§ **Stated goal**
Your task is to retype, word for word, the lines from the start of the data through the line holding "(0,0) rectangle (1062,1389);". Do not include the pictures.

§ **Given information**

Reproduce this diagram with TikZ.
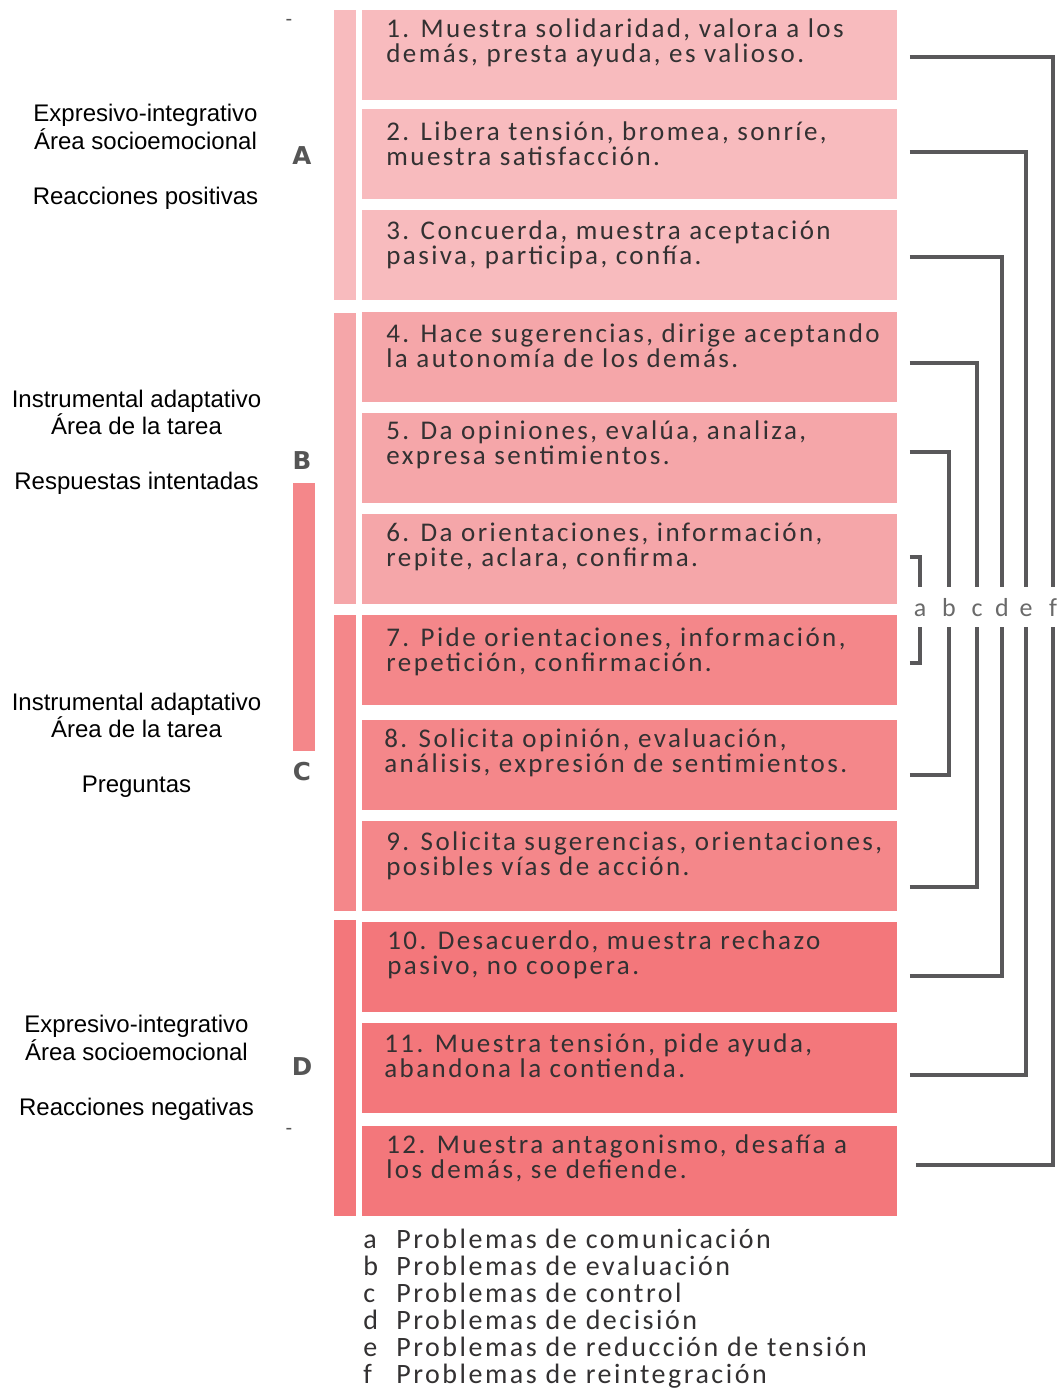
\documentclass[tikz,border=0pt]{standalone}
\usepackage{fontspec}
\setmainfont{Liberation Sans}
\newfontfamily\gillfont[LetterSpace=9]{Carlito}
\newfontfamily\heavyfont{DejaVu Sans}
\usetikzlibrary{calc}
\newcommand\itemfont{\gillfont\fontsize{13.5}{12.5}\selectfont\lineskiplimit=-20pt\relax}

\definecolor{rowA}{HTML}{F8BBBE}
\definecolor{rowB}{HTML}{F5A6A9}
\definecolor{rowC}{HTML}{F4878A}
\definecolor{rowD}{HTML}{F3777B}
\definecolor{ink}{HTML}{333132}
\definecolor{wire}{HTML}{59585A}
\definecolor{tag}{HTML}{555555}
\definecolor{keyink}{HTML}{6A6A6A}

\begin{document}
\begin{tikzpicture}[x=0.5pt,y=-0.5pt,
  box/.style={anchor=north west, inner sep=0, minimum width=267.5pt, minimum height=45pt},
  bar/.style={anchor=north west, inner sep=0, minimum width=11pt},
  item/.style={anchor=north west, inner sep=0, align=left, text=ink, font=\itemfont},
  side/.style={align=center, inner sep=0, text=black,
    font=\fontsize{12}{13.75}\selectfont},
  grp/.style={inner sep=0, text=tag, font=\heavyfont\bfseries\fontsize{12.3}{12}\selectfont},
  tick/.style={inner sep=0, text=tag, font=\fontsize{10}{10}\selectfont},
  wirelabel/.style={inner sep=0, minimum height=19.5pt, text height=9pt, text depth=0pt,
    text=keyink, font=\gillfont\fontsize{13}{13}\selectfont},
  wire/.style={draw=wire, line width=1.6pt, line join=miter},
  keyletter/.style={anchor=base west, inner sep=0, text=ink,
    font=\gillfont\fontsize{14}{13.5}\selectfont},
  keytext/.style={anchor=base west, inner sep=0, text=ink,
    font=\gillfont\fontsize{14}{13.5}\selectfont},
]
\useasboundingbox[fill=white] (0,0) rectangle (1062,1389);

% group bars on the left of the boxes
\node[bar, fill=rowA, minimum height=145pt]   (barA)  at (334,10)  {};
\node[bar, fill=rowB, minimum height=145.5pt] (barB)  at (334,313) {};
\node[bar, fill=rowC, minimum height=148pt]   (barC)  at (334,615) {};
\node[bar, fill=rowD, minimum height=148pt]   (barD)  at (334,920) {};
\node[bar, fill=rowC, minimum height=134pt]   (barBC) at (293,483) {};

% category boxes
\foreach \n/\top/\col in {1/10/rowA,2/109/rowA,3/210/rowA,
                          4/312/rowB,5/413/rowB,6/514/rowB,
                          7/615/rowC,8/720/rowC,9/821/rowC,
                          10/922/rowD,11/1023/rowD,12/1126/rowD}
  \node[box, fill=\col] (b\n) at (362,\top) {};

% category texts
\node[item] (t1)  at ($(b1.north west)+(24,8)$)   {\strut 1. Muestra solidaridad, valora a los\\demás, presta ayuda, es valioso.};
\node[item] (t2)  at ($(b2.north west)+(24,12)$)  {\strut 2. Libera tensión, bromea, sonríe,\\muestra satisfacción.};
\node[item] (t3)  at ($(b3.north west)+(24,10)$)  {\strut 3. Concuerda, muestra aceptación\\pasiva, participa, confía.};
\node[item] (t4)  at ($(b4.north west)+(24,11)$)  {\strut 4. Hace sugerencias, dirige aceptando\\la autonomía de los demás.};
\node[item] (t5)  at ($(b5.north west)+(24,7)$)   {\strut 5. Da opiniones, evalúa, analiza,\\expresa sentimientos.};
\node[item] (t6)  at ($(b6.north west)+(24,9)$)   {\strut 6. Da orientaciones, información,\\repite, aclara, confirma.};
\node[item] (t7)  at ($(b7.north west)+(24,12)$)  {\strut 7. Pide orientaciones, información,\\repetición, confirmación.};
\node[item] (t8)  at ($(b8.north west)+(22,8)$)   {\strut 8. Solicita opinión, evaluación,\\análisis, expresión de sentimientos.};
\node[item] (t9)  at ($(b9.north west)+(24,10)$)  {\strut 9. Solicita sugerencias, orientaciones,\\posibles vías de acción.};
\node[item] (t10) at ($(b10.north west)+(25,8)$)  {\strut 10. Desacuerdo, muestra rechazo\\pasivo, no coopera.};
\node[item] (t11) at ($(b11.north west)+(22,10)$) {\strut 11. Muestra tensión, pide ayuda,\\abandona la contienda.};
\node[item] (t12) at ($(b12.north west)+(24,8)$)  {\strut 12. Muestra antagonismo, desafía a\\los demás, se defiende.};

% group letters and side captions
\node[grp] (LA) at (302,156)  {A};
\node[grp] (LB) at (302,461)  {B};
\node[grp] (LC) at (302,772)  {C};
\node[grp] (LD) at (302,1067) {D};
\node[tick] (tk1) at (289,22)   {-};
\node[tick] (tk2) at (289,1131) {-};

\node[side] (gA) at (145.5,157)  {Expresivo-integrativo\\Área socioemocional\\[13.75pt]Reacciones positivas};
\node[side] (gB) at (136.5,442.5) {Instrumental adaptativo\\Área de la tarea\\[13.75pt]Respuestas intentadas};
\node[side] (gC) at (136.5,745.5) {Instrumental adaptativo\\Área de la tarea\\[13.75pt]Preguntas};
\node[side] (gD) at (136.5,1068) {Expresivo-integrativo\\Área socioemocional\\[13.75pt]Reacciones negativas};

% connector end points beside the boxes
\foreach \n/\dy in {1/47,2/43,3/47,4/51,5/39,6/43,7/48,8/55,9/66,10/54,11/52}
  \coordinate (e\n) at ($(b\n.north east)+(12,\dy)$);
\coordinate (e12) at ($(b12.north east)+(18,39)$);

% problem letters
\foreach \l/\x in {a/920,b/949,c/977,d/1002,e/1026,f/1053}
  \node[wirelabel] (k\l) at (\x,607) {\l};

% paired brackets
\draw[wire] (e6)  -| (ka.north);  \draw[wire] (e7)  -| (ka.south);
\draw[wire] (e5)  -| (kb.north);  \draw[wire] (e8)  -| (kb.south);
\draw[wire] (e4)  -| (kc.north);  \draw[wire] (e9)  -| (kc.south);
\draw[wire] (e3)  -| (kd.north);  \draw[wire] (e10) -| (kd.south);
\draw[wire] (e2)  -| (ke.north);  \draw[wire] (e11) -| (ke.south);
\draw[wire] (e1)  -| (kf.north);  \draw[wire] (e12) -| (kf.south);

% key
\foreach \l/\txt [count=\i from 0] in {a/Problemas de comunicación,
    b/Problemas de evaluación, c/Problemas de control,
    d/Problemas de decisión, e/Problemas de reducción de tensión,
    f/Problemas de reintegración}
{
  \node[keyletter] (kl\l) at (363,1248+27*\i) {\l};
  \node[keytext]   (kt\l) at (396,1248+27*\i) {\txt};
}
\end{tikzpicture}
\end{document}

§ **Solution**
Reproduce this diagram with TikZ.
\documentclass[tikz,border=0pt]{standalone}
\usepackage{fontspec}
\setmainfont{Liberation Sans}
\newfontfamily\gillfont[LetterSpace=9]{Carlito}
\newfontfamily\heavyfont{DejaVu Sans}
\usetikzlibrary{calc}
\newcommand\itemfont{\gillfont\fontsize{13.5}{12.5}\selectfont\lineskiplimit=-20pt\relax}

\definecolor{rowA}{HTML}{F8BBBE}
\definecolor{rowB}{HTML}{F5A6A9}
\definecolor{rowC}{HTML}{F4878A}
\definecolor{rowD}{HTML}{F3777B}
\definecolor{ink}{HTML}{333132}
\definecolor{wire}{HTML}{59585A}
\definecolor{tag}{HTML}{555555}
\definecolor{keyink}{HTML}{6A6A6A}

\begin{document}
\begin{tikzpicture}[x=0.5pt,y=-0.5pt,
  box/.style={anchor=north west, inner sep=0, minimum width=267.5pt, minimum height=45pt},
  bar/.style={anchor=north west, inner sep=0, minimum width=11pt},
  item/.style={anchor=north west, inner sep=0, align=left, text=ink, font=\itemfont},
  side/.style={align=center, inner sep=0, text=black,
    font=\fontsize{12}{13.75}\selectfont},
  grp/.style={inner sep=0, text=tag, font=\heavyfont\bfseries\fontsize{12.3}{12}\selectfont},
  tick/.style={inner sep=0, text=tag, font=\fontsize{10}{10}\selectfont},
  wirelabel/.style={inner sep=0, minimum height=19.5pt, text height=9pt, text depth=0pt,
    text=keyink, font=\gillfont\fontsize{13}{13}\selectfont},
  wire/.style={draw=wire, line width=1.6pt, line join=miter},
  keyletter/.style={anchor=base west, inner sep=0, text=ink,
    font=\gillfont\fontsize{14}{13.5}\selectfont},
  keytext/.style={anchor=base west, inner sep=0, text=ink,
    font=\gillfont\fontsize{14}{13.5}\selectfont},
]
\useasboundingbox[fill=white] (0,0) rectangle (1062,1389);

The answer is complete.